**What to produce:** Each line below that contains "this" counts once; report the total and nothing more.

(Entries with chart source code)
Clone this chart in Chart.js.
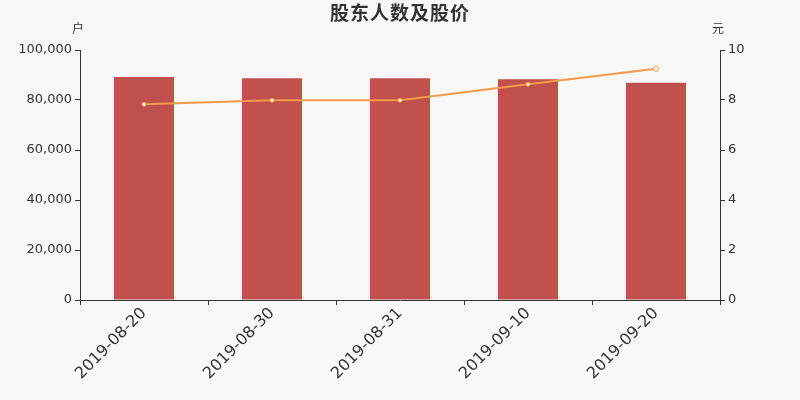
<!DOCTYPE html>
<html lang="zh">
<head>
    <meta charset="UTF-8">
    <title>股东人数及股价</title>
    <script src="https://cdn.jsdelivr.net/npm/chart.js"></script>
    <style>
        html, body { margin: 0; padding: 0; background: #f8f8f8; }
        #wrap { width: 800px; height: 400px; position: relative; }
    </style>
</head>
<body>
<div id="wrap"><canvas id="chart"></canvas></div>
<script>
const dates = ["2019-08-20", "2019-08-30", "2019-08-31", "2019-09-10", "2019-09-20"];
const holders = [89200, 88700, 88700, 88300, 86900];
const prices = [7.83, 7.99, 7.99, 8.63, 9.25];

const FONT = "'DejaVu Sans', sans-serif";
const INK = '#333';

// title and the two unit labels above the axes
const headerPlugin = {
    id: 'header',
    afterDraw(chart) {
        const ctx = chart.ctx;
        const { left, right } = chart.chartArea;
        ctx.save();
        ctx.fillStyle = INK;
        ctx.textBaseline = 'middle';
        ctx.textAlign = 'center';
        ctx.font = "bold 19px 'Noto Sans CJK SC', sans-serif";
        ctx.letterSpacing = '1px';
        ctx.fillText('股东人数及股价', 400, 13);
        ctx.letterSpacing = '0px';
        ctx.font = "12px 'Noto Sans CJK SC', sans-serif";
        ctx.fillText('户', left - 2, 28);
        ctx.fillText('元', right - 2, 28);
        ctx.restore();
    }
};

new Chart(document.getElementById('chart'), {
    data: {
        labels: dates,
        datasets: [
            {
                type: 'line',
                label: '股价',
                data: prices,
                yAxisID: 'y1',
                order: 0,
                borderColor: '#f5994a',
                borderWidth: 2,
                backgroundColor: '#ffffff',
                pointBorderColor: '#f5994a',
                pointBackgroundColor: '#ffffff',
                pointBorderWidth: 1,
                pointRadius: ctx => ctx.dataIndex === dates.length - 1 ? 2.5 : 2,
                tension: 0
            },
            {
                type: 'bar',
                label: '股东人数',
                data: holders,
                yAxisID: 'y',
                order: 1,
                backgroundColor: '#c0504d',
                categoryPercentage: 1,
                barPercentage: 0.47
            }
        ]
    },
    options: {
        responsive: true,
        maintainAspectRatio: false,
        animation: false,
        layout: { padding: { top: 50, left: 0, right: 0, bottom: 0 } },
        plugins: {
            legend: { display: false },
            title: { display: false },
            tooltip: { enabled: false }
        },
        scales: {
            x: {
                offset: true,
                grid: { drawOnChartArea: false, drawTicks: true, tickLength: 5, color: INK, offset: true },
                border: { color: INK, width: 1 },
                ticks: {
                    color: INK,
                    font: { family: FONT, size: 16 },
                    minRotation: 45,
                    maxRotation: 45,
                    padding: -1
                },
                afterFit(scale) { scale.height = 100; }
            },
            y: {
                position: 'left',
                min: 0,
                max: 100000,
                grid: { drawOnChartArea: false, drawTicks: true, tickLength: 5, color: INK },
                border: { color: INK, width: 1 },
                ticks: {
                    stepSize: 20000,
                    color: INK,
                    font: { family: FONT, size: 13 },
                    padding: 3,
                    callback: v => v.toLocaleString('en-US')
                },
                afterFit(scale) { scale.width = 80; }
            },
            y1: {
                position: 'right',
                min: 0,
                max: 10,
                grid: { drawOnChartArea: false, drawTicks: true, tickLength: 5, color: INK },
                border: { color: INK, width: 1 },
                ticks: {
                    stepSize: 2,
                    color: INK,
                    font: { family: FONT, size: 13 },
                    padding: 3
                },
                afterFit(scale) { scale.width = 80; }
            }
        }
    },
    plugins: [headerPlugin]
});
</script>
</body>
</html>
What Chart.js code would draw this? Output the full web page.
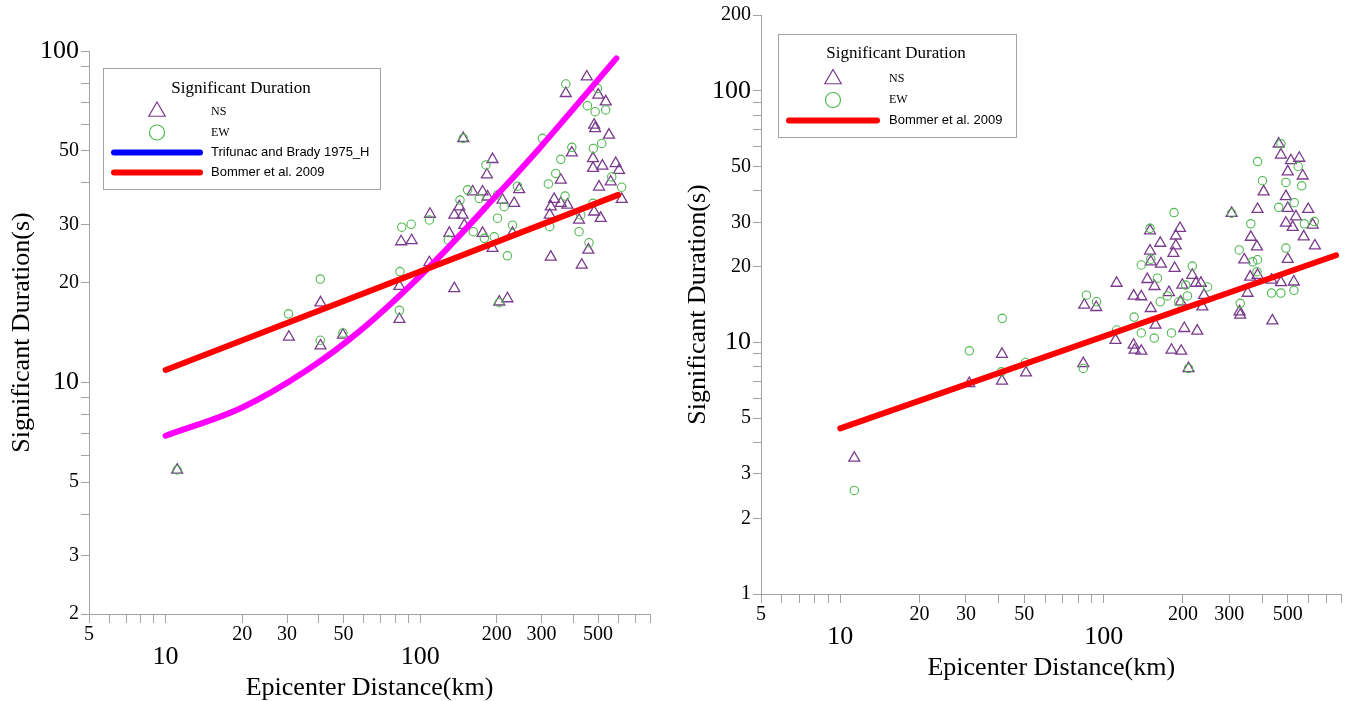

**Written answer:** 2